[Input rows]:
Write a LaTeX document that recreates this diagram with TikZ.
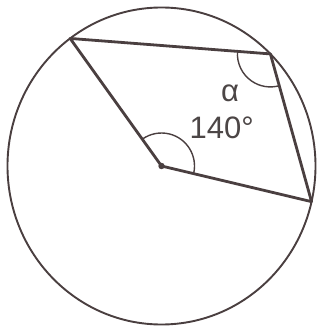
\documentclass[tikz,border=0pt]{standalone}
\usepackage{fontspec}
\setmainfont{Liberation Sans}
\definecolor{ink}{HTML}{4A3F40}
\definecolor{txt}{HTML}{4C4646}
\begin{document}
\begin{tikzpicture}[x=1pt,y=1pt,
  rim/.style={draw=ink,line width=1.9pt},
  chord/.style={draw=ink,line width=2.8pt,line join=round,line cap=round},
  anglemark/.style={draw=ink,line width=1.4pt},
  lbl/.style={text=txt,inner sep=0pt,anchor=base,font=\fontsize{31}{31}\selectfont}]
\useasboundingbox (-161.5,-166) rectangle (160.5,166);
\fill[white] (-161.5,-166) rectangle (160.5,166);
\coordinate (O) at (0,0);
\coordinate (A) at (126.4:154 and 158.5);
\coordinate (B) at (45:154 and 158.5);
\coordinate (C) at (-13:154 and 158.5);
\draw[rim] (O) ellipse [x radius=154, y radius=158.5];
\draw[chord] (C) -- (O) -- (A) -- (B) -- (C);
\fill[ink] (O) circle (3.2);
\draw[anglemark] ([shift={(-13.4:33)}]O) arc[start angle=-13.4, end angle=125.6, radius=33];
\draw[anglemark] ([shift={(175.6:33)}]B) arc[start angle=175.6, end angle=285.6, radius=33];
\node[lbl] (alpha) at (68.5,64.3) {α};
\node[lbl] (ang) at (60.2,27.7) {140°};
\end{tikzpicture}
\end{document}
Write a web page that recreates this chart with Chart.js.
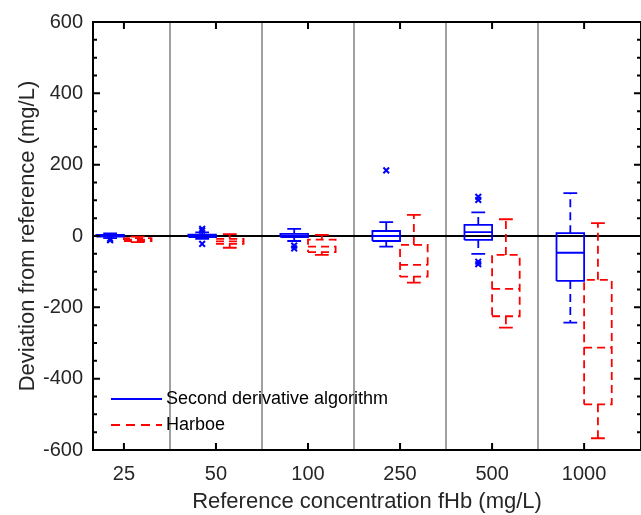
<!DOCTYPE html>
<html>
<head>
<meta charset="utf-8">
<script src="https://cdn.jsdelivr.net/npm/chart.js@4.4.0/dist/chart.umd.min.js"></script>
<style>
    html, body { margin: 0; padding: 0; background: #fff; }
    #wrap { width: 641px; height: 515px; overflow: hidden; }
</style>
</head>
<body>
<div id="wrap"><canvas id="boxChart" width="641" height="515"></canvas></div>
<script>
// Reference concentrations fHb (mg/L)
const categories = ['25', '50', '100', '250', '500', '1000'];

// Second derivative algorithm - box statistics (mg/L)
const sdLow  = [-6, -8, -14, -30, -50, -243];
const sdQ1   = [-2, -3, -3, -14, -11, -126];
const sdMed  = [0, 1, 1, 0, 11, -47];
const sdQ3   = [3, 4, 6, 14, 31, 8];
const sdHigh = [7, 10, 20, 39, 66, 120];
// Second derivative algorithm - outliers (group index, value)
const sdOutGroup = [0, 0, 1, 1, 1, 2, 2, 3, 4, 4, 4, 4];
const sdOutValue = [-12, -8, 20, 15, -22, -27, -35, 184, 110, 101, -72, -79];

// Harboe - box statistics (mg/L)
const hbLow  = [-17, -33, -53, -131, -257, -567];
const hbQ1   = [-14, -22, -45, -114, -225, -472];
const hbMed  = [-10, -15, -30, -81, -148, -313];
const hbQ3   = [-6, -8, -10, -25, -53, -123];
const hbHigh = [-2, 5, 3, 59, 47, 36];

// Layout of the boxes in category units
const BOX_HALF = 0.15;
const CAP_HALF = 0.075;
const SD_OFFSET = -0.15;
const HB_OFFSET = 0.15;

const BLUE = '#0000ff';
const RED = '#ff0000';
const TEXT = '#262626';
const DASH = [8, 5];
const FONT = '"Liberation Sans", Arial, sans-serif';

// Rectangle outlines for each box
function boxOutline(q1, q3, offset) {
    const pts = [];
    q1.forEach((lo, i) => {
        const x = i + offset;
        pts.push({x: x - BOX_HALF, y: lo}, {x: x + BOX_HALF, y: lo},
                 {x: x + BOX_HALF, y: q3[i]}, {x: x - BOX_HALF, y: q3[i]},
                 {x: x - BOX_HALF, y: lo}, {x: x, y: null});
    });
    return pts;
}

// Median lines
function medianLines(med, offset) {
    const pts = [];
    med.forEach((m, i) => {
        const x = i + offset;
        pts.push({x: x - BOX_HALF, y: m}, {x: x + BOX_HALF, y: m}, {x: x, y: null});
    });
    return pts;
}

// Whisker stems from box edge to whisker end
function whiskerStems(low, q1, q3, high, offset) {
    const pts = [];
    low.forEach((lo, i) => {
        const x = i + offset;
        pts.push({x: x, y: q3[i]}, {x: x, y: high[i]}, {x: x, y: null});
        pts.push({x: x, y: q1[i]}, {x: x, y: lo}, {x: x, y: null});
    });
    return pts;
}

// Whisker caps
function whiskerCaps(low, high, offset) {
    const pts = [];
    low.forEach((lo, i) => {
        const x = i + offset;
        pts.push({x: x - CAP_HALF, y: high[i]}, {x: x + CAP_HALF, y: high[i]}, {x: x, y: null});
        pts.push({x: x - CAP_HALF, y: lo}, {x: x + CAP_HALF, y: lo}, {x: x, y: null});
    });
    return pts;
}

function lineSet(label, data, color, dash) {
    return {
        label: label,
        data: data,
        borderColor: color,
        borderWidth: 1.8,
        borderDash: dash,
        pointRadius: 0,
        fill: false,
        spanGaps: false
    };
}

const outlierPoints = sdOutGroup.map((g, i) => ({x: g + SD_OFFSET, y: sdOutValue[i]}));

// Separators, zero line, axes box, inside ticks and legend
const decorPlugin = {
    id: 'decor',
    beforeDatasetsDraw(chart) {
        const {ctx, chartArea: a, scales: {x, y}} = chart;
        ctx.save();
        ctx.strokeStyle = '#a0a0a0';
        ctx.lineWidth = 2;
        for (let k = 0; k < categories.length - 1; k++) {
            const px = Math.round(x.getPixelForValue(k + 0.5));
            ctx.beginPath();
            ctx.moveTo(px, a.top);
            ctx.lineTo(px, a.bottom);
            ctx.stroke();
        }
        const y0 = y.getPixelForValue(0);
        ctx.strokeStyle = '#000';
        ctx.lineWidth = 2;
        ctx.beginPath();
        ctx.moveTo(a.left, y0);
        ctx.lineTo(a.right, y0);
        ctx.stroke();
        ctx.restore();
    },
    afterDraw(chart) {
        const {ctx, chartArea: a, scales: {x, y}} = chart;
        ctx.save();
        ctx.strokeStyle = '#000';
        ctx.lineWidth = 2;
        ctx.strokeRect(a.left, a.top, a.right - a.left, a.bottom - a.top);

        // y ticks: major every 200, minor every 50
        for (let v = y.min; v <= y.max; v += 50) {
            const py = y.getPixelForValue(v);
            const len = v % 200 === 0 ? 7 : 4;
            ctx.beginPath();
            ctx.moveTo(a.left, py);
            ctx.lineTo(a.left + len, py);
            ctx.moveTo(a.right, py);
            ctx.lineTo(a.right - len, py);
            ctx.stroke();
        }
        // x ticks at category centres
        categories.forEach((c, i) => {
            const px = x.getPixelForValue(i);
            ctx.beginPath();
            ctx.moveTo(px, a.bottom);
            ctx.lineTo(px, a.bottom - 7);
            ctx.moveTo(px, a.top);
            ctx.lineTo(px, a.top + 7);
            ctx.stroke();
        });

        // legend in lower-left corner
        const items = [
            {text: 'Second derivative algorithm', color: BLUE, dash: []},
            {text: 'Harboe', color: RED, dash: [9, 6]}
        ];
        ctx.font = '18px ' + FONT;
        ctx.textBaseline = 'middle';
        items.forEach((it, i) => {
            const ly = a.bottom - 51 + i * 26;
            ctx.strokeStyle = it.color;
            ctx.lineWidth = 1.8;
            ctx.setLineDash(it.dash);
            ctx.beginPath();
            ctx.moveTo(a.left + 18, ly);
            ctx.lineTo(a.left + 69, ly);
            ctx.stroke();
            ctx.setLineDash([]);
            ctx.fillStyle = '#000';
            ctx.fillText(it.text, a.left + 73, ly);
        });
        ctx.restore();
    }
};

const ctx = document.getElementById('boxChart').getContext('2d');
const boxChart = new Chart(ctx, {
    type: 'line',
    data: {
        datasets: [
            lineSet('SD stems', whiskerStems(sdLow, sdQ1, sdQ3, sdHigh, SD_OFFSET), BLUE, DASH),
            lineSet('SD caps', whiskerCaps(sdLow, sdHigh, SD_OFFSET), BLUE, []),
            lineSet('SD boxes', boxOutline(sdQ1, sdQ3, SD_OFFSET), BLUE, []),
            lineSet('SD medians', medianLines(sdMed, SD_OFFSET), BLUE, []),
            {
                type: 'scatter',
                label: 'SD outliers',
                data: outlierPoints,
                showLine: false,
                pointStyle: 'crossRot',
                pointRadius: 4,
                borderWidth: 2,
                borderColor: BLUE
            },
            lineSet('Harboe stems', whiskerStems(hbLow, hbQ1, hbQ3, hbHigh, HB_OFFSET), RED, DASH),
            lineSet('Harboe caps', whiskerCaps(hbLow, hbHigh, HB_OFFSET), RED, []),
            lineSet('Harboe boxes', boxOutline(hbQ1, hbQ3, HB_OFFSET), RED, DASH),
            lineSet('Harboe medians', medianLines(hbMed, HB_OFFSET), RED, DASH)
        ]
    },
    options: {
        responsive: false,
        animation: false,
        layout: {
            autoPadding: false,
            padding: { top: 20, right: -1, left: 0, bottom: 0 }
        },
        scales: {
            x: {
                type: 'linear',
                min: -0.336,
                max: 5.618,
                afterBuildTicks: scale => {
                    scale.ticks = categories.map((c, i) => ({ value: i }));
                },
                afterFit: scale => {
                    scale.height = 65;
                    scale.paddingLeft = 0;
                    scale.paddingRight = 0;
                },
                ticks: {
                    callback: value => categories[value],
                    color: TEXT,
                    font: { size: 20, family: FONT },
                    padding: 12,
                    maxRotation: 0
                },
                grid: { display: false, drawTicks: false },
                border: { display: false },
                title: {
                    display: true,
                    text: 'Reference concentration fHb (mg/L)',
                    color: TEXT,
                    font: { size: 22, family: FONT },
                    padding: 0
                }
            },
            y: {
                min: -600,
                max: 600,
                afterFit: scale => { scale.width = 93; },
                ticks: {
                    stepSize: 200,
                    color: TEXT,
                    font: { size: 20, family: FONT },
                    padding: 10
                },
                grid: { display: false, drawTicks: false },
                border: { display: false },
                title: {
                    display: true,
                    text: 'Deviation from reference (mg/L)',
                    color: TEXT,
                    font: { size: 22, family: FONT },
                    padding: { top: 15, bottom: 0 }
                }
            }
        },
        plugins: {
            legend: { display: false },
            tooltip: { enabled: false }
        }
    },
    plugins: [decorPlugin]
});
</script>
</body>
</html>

[Given problem]: Count every line in the preceding entries where the string "recreates" appears, then state only the total.

[Output for this exercise]: 2